§ TASK OBJECTIVE
Write out again, exactly as they appear, the lines from the line with "Write a web" through the line with "Chart.defaults.color = '#000';". Do not include any pictures.

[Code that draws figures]

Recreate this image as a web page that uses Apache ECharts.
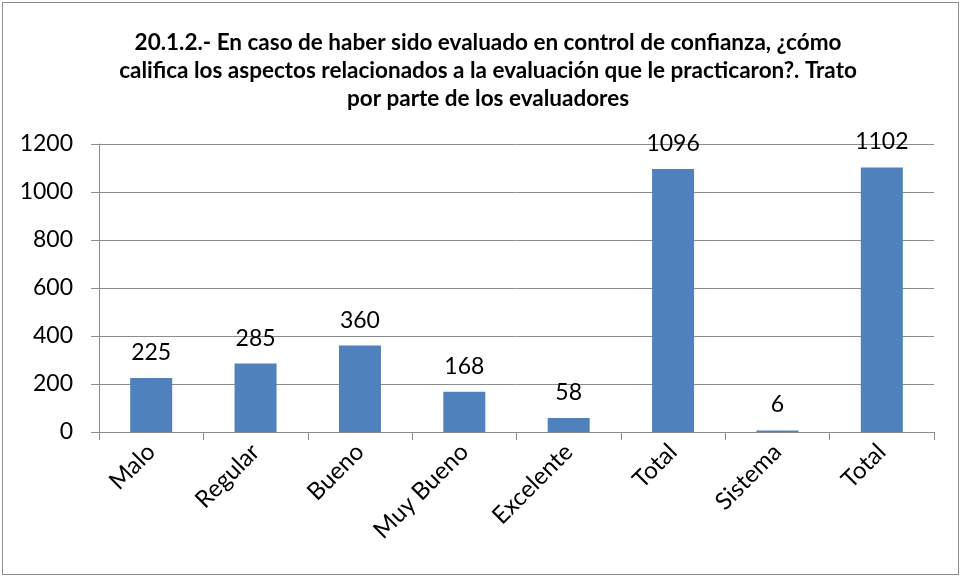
<!DOCTYPE html>
<html>
<head>
<meta charset="utf-8">
<script src="https://cdn.jsdelivr.net/npm/echarts@6/dist/echarts.min.js"></script>
<style>
  html, body { margin: 0; padding: 0; background: #fff; }
  #main { position: absolute; left: 0; top: 0; width: 961px; height: 577px; }
  #frame { position: absolute; left: 2px; top: 2px; width: 955px; height: 571px; border: 1px solid #8c8c8c; pointer-events: none; }
</style>
</head>
<body>
<div id="main"></div>
<div id="frame"></div>
<script>
const titleText = "20.1.2.- En caso de haber sido evaluado en control de confianza, ¿cómo\ncalifica los aspectos relacionados a la evaluación que le practicaron?. Trato\npor parte de los evaluadores";
const categories = ["Malo", "Regular", "Bueno", "Muy Bueno", "Excelente", "Total", "Sistema", "Total"];
const values = [225, 285, 360, 168, 58, 1096, 6, 1102];

var myChart = echarts.init(document.getElementById("main"));
myChart.setOption({
  animation: false,
  textStyle: { fontFamily: "Lato" },
  title: {
    text: titleText,
    left: 483,
    top: 24,
    textAlign: "center",
    textStyle: {
      fontFamily: "Lato",
      fontWeight: "bold",
      fontSize: 22.5,
      lineHeight: 28,
      color: "#000",
    },
  },
  grid: {
    left: 99,
    right: 27,
    top: 144,
    bottom: 145,
  },
  xAxis: {
    type: "category",
    data: categories,
    axisLine: { lineStyle: { color: "#8c8c8c", width: 1 } },
    axisTick: { show: true, length: 8, lineStyle: { color: "#8c8c8c" } },
    axisLabel: {
      rotate: 45,
      interval: 0,
      fontSize: 24,
      color: "#000",
      margin: 16,
    },
  },
  yAxis: {
    type: "value",
    min: 0,
    max: 1200,
    interval: 200,
    axisLine: { show: true, lineStyle: { color: "#8c8c8c" } },
    axisTick: { show: true, length: 8, lineStyle: { color: "#8c8c8c" } },
    splitLine: { lineStyle: { color: "#8c8c8c" } },
    axisLabel: {
      fontSize: 23,
      color: "#000",
      margin: 26,
      formatter: function (v) { return String(v); },
    },
  },
  series: [
    {
      type: "bar",
      data: values,
      barWidth: 42,
      itemStyle: { color: "#4F81BD" },
      label: {
        show: true,
        position: "top",
        distance: 14,
        fontSize: 23,
        color: "#000",
      },
    },
  ],
});
</script>
</body>
</html>
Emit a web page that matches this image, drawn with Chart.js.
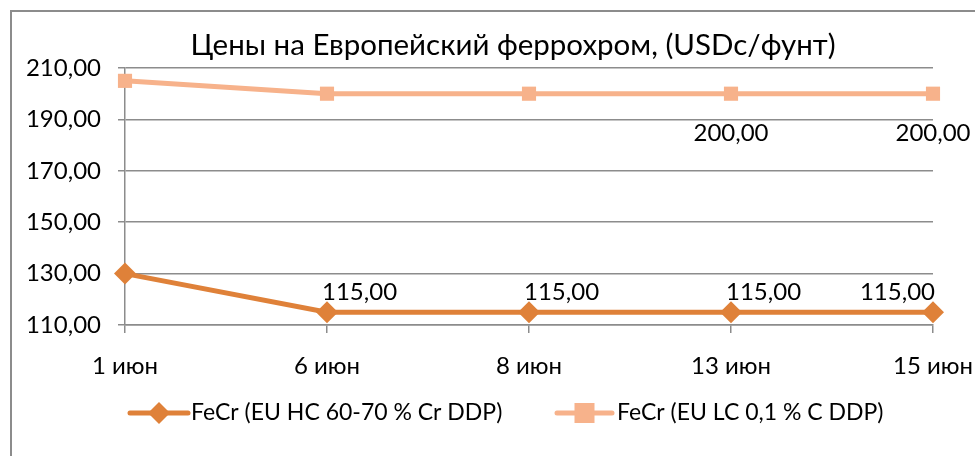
<!DOCTYPE html>
<html>
<head>
<meta charset="utf-8">
<script src="https://cdn.jsdelivr.net/npm/chart.js@4.4.1/dist/chart.umd.min.js"></script>
<style>
html,body{margin:0;padding:0;background:#fff;}
#wrap{position:relative;width:975px;height:456px;}
</style>
</head>
<body>
<div id="wrap"><canvas id="c" width="975" height="456"></canvas></div>
<script>
const chartTitle = 'Цены на Европейский феррохром, (USDc/фунт)';
const categories = ['1 июн', '6 июн', '8 июн', '13 июн', '15 июн'];
const seriesNames = ['FeCr (EU HC 60-70 % Cr DDP)', 'FeCr (EU LC 0,1 % C DDP)'];
const hcValues = [130, 115, 115, 115, 115];
const lcValues = [205, 200, 200, 200, 200];
const yTicks = [110, 130, 150, 170, 190, 210];

const FONT = 'Lato, "Open Sans", sans-serif';
const fmt = v => v.toFixed(2).replace('.', ',');

// which points carry a value label (style/placement, not data)
const labelSpecs = [
  {ds:0, i:1, pos:'above', align:'left'},
  {ds:0, i:2, pos:'above', align:'left'},
  {ds:0, i:3, pos:'above', align:'left'},
  {ds:0, i:4, pos:'above', align:'right'},
  {ds:1, i:3, pos:'below', align:'center'},
  {ds:1, i:4, pos:'below', align:'center'}
];

const decor = {
  id: 'decor',
  beforeDraw(chart) {
    const ctx = chart.ctx;
    ctx.save();
    ctx.fillStyle = '#fff';
    ctx.fillRect(0, 0, chart.width, chart.height);
    ctx.strokeStyle = '#8c8c8c';
    ctx.lineWidth = 2;
    ctx.strokeRect(11, 11, 1200, 1200);
    ctx.restore();
  },
  afterDraw(chart) {
    const ctx = chart.ctx;
    ctx.save();
    // title
    ctx.fillStyle = '#000';
    ctx.font = '29.5px ' + FONT;
    ctx.textAlign = 'center';
    ctx.textBaseline = 'middle';
    ctx.fillText(chartTitle, 513, 45);

    // data labels
    ctx.font = '24px ' + FONT;
    labelSpecs.forEach(s => {
      const pt = chart.getDatasetMeta(s.ds).data[s.i];
      const v = chart.data.datasets[s.ds].data[s.i];
      const txt = fmt(v);
      let x = pt.x;
      if (s.align === 'left') { ctx.textAlign = 'left'; x = pt.x - 5; }
      else if (s.align === 'right') { ctx.textAlign = 'right'; x = pt.x + 2; }
      else ctx.textAlign = 'center';
      ctx.textBaseline = 'middle';
      const y = s.pos === 'above' ? pt.y - 20 : pt.y + 40;
      ctx.fillText(txt, x, y);
    });

    // legend
    const items = [
      {ds:0, x0:130, x1:188, tx:191},
      {ds:1, x0:557, x1:612, tx:617}
    ];
    const ly = 413;
    items.forEach(it => {
      const d = chart.data.datasets[it.ds];
      ctx.strokeStyle = d.borderColor;
      ctx.lineWidth = d.borderWidth;
      ctx.lineCap = 'round';
      ctx.beginPath();
      ctx.moveTo(it.x0, ly); ctx.lineTo(it.x1, ly); ctx.stroke();
      const cx = (it.x0 + it.x1) / 2;
      ctx.fillStyle = d.pointBackgroundColor;
      if (d.pointStyle === 'rectRot') {
        ctx.beginPath();
        ctx.moveTo(cx, ly - 11); ctx.lineTo(cx + 11, ly); ctx.lineTo(cx, ly + 11); ctx.lineTo(cx - 11, ly);
        ctx.closePath(); ctx.fill();
      } else {
        ctx.fillRect(cx - 10, ly - 10, 20, 20);
      }
      ctx.fillStyle = '#000';
      ctx.font = '23px ' + FONT;
      ctx.textAlign = 'left';
      ctx.textBaseline = 'middle';
      ctx.fillText(seriesNames[it.ds], it.tx, ly);
    });
    ctx.restore();
  }
};

const DARK = '#DF8139';
const LIGHT = '#F7B28B';

new Chart(document.getElementById('c'), {
  type: 'line',
  data: {
    labels: categories,
    datasets: [
      {
        label: seriesNames[0], data: hcValues,
        borderColor: DARK, backgroundColor: DARK,
        pointBackgroundColor: DARK, pointBorderColor: DARK,
        borderWidth: 5, pointStyle: 'rectRot', pointRadius: 11, pointBorderWidth: 0,
        tension: 0
      },
      {
        label: seriesNames[1], data: lcValues,
        borderColor: LIGHT, backgroundColor: LIGHT,
        pointBackgroundColor: LIGHT, pointBorderColor: LIGHT,
        borderWidth: 5, pointStyle: 'rect', pointRadius: 10, pointBorderWidth: 0,
        tension: 0
      }
    ]
  },
  options: {
    responsive: false,
    animation: false,
    devicePixelRatio: 1,
    layout: { padding: { left: 0, right: 42, top: 68, bottom: 71 } },
    plugins: { legend: { display: false }, title: { display: false }, tooltip: { enabled: false } },
    scales: {
      x: {
        type: 'category',
        offset: false,
        grid: { display: true, drawOnChartArea: false, drawTicks: true, tickLength: 8, color: '#8c8c8c', lineWidth: 1.5 },
        border: { display: true, color: '#8c8c8c', width: 1.5 },
        ticks: { color: '#000', font: { family: FONT, size: 24 }, padding: 19, maxRotation: 0, autoSkip: false },
        afterFit(s) { s.height = 60; s.paddingLeft = 0; s.paddingRight = 0; }
      },
      y: {
        min: yTicks[0], max: yTicks[yTicks.length - 1],
        afterBuildTicks(s) { s.ticks = yTicks.map(v => ({ value: v })); },
        grid: { display: true, drawOnChartArea: true, drawTicks: true, tickLength: 7, color: '#8c8c8c', lineWidth: 1.5 },
        border: { display: true, color: '#8c8c8c', width: 1.5 },
        ticks: { color: '#000', font: { family: FONT, size: 24 }, padding: 17, callback: v => fmt(v) },
        afterFit(s) { s.width = 125; s.paddingTop = 0; s.paddingBottom = 0; }
      }
    }
  },
  plugins: [decor]
});
</script>
</body>
</html>
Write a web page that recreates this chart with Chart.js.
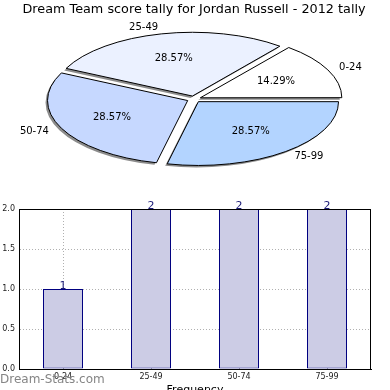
<!DOCTYPE html>
<html>
<head>
<meta charset="utf-8">
<script src="https://cdn.jsdelivr.net/npm/chart.js@4.4.0/dist/chart.umd.min.js"></script>
<style>
  html, body { margin: 0; padding: 0; background: #fff; overflow: hidden; }
  #wrap { position: relative; width: 390px; height: 390px; overflow: hidden; font-family: 'DejaVu Sans', sans-serif; }
  #pie-box { position: absolute; left: 0; top: 0; }
  #bar-box { position: absolute; left: 0; top: 200px; }
  #mark { position: absolute; left: 0; top: 372px; font-size: 12px; line-height: 14px; color: #858585; z-index: 5; }
</style>
</head>
<body>
<div id="wrap">
  <div id="pie-box"><canvas id="chart-pie" width="390" height="200"></canvas></div>
  <div id="bar-box"><canvas id="chart-bar" width="390" height="200"></canvas></div>
  <div id="mark">Dream-Stats.com</div>
</div>
<script>
var TITLE = 'Dream Team score tally for Jordan Russell - 2012 tally';
var CATEGORIES = ['0-24', '25-49', '50-74', '75-99'];
var COUNTS = [1, 2, 2, 2];
var PIE_COLORS = ['#ffffff', '#ebf1ff', '#c6d8ff', '#b3d4ff'];
var Y_TICKS = [0, 0.5, 1, 1.5, 2];

var SQUASH = 0.455;   // pie is drawn as an ellipse
var FONT = "'DejaVu Sans', sans-serif";

Chart.defaults.font.family = FONT;
Chart.defaults.color = '#000';

// matplotlib goes counter-clockwise from 3 o'clock, Chart.js clockwise -> reverse
var total = COUNTS.reduce(function (a, b) { return a + b; }, 0);
var pieLabels = CATEGORIES.slice().reverse();
var pieCounts = COUNTS.slice().reverse();
var pieColors = PIE_COLORS.slice().reverse();
var piePct = pieCounts.map(function (c) { return (c / total * 100).toFixed(2) + '%'; });

/** Squash the pie vertically, add a shadow, then write the labels. */
var ellipsePlugin = {
  id: 'ellipse',
  beforeDatasetsDraw: function (chart) {
    var arc = chart.getDatasetMeta(0).data[0];
    var ctx = chart.ctx;
    ctx.save();
    ctx.translate(arc.x, arc.y);
    ctx.scale(1, SQUASH);
    ctx.translate(-arc.x, -arc.y);
    ctx.shadowColor = 'rgba(0,0,0,0.45)';
    ctx.shadowOffsetX = -2;
    ctx.shadowOffsetY = 2;
    // keep the outline 1px all round, and without shadow
    var stroke = CanvasRenderingContext2D.prototype.stroke;
    ctx.stroke = function () {
      this.save();
      this.setTransform(1, 0, 0, 1, 0, 0);
      this.shadowColor = 'rgba(0,0,0,0)';
      stroke.call(this);
      this.restore();
    };
  },
  afterDatasetsDraw: function (chart) {
    var ctx = chart.ctx;
    delete ctx.stroke;
    ctx.restore();

    var meta = chart.getDatasetMeta(0);
    ctx.save();
    ctx.font = '10px ' + FONT;
    ctx.fillStyle = '#000';
    ctx.textBaseline = 'middle';
    meta.data.forEach(function (arc, i) {
      var mid = (arc.startAngle + arc.endAngle) / 2;
      var shift = (arc.options.offset || 0) / 4;
      var cos = Math.cos(mid), sin = Math.sin(mid);
      var d = arc.outerRadius * 1.1 + shift;
      ctx.textAlign = cos >= 0 ? 'left' : 'right';
      ctx.fillText(pieLabels[i], arc.x + cos * d, arc.y + sin * d * SQUASH);
      d = arc.outerRadius * 0.6 + shift;
      ctx.textAlign = 'center';
      ctx.fillText(piePct[i], arc.x + cos * d, arc.y + sin * d * SQUASH);
    });
    ctx.restore();
  }
};

new Chart(document.getElementById('chart-pie').getContext('2d'), {
  type: 'pie',
  data: {
    labels: pieLabels,
    datasets: [{
      data: pieCounts,
      backgroundColor: pieColors,
      borderColor: '#000',
      borderWidth: 1,
      offset: 28,
      clip: false
    }]
  },
  options: {
    responsive: false,
    animation: false,
    events: [],
    rotation: 90,
    radius: 140,
    layout: { padding: { left: 0, right: 2, top: 0, bottom: 21 } },
    plugins: {
      legend: { display: false },
      tooltip: { enabled: false },
      title: {
        display: true,
        text: TITLE,
        color: '#000',
        font: { size: 12.8, weight: 'normal' },
        padding: { top: 2, bottom: 2 }
      }
    }
  },
  plugins: [ellipsePlugin]
});

/** Black box round the plot area and the count above each bar. */
var barPlugin = {
  id: 'barExtras',
  afterDraw: function (chart) {
    var ctx = chart.ctx;
    var a = chart.chartArea;
    ctx.save();
    ctx.strokeStyle = '#000';
    ctx.lineWidth = 1;
    ctx.strokeRect(Math.round(a.left) + 0.5, Math.round(a.top) + 0.5,
      Math.round(a.right - a.left) - 1, Math.round(a.bottom - a.top));
    ctx.fillStyle = '#1c1c78';
    ctx.font = '11px ' + FONT;
    ctx.textAlign = 'center';
    ctx.textBaseline = 'bottom';
    chart.getDatasetMeta(0).data.forEach(function (bar, i) {
      ctx.fillText(COUNTS[i], bar.x, bar.y + 3);
    });
    ctx.restore();
  }
};

var gridOpts = { color: '#b0b0b0', lineWidth: 1, drawTicks: false };

new Chart(document.getElementById('chart-bar').getContext('2d'), {
  type: 'bar',
  data: {
    labels: CATEGORIES,
    datasets: [{
      data: COUNTS,
      backgroundColor: '#ccccE5',
      borderColor: '#000080',
      borderWidth: 1,
      borderSkipped: false,
      barPercentage: 0.4545,
      categoryPercentage: 1
    }]
  },
  options: {
    responsive: false,
    animation: false,
    events: [],
    layout: { padding: { top: 9, right: 19, left: 0, bottom: 0 } },
    plugins: { legend: { display: false }, tooltip: { enabled: false } },
    scales: {
      x: {
        z: 1,
        offset: true,
        grid: Object.assign({ offset: false }, gridOpts),
        border: { color: '#000', dash: [1, 2] },
        ticks: { font: { size: 8 }, color: '#222', padding: 3 },
        title: { display: true, text: 'Frequency', color: '#000', font: { size: 11 }, padding: { top: 0, bottom: 3 } },
        afterFit: function (s) { s.height = 31; }
      },
      y: {
        z: 1,
        min: 0,
        max: 2,
        grid: gridOpts,
        border: { color: '#000', dash: [1, 2] },
        ticks: {
          font: { size: 8 },
          color: '#222',
          padding: 4,
          callback: function (v) { return Number(v).toFixed(1); }
        },
        afterBuildTicks: function (s) {
          s.ticks = Y_TICKS.map(function (v) { return { value: v }; });
        },
        afterFit: function (s) { s.width = 19; }
      }
    }
  },
  plugins: [barPlugin]
});
</script>
</body>
</html>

§ OUTPUT OF THE EXERCISE
Write a web page that recreates this chart with Chart.js.
<!DOCTYPE html>
<html>
<head>
<meta charset="utf-8">
<script src="https://cdn.jsdelivr.net/npm/chart.js@4.4.0/dist/chart.umd.min.js"></script>
<style>
  html, body { margin: 0; padding: 0; background: #fff; overflow: hidden; }
  #wrap { position: relative; width: 390px; height: 390px; overflow: hidden; font-family: 'DejaVu Sans', sans-serif; }
  #pie-box { position: absolute; left: 0; top: 0; }
  #bar-box { position: absolute; left: 0; top: 200px; }
  #mark { position: absolute; left: 0; top: 372px; font-size: 12px; line-height: 14px; color: #858585; z-index: 5; }
</style>
</head>
<body>
<div id="wrap">
  <div id="pie-box"><canvas id="chart-pie" width="390" height="200"></canvas></div>
  <div id="bar-box"><canvas id="chart-bar" width="390" height="200"></canvas></div>
  <div id="mark">Dream-Stats.com</div>
</div>
<script>
var TITLE = 'Dream Team score tally for Jordan Russell - 2012 tally';
var CATEGORIES = ['0-24', '25-49', '50-74', '75-99'];
var COUNTS = [1, 2, 2, 2];
var PIE_COLORS = ['#ffffff', '#ebf1ff', '#c6d8ff', '#b3d4ff'];
var Y_TICKS = [0, 0.5, 1, 1.5, 2];

var SQUASH = 0.455;   // pie is drawn as an ellipse
var FONT = "'DejaVu Sans', sans-serif";

Chart.defaults.font.family = FONT;
Chart.defaults.color = '#000';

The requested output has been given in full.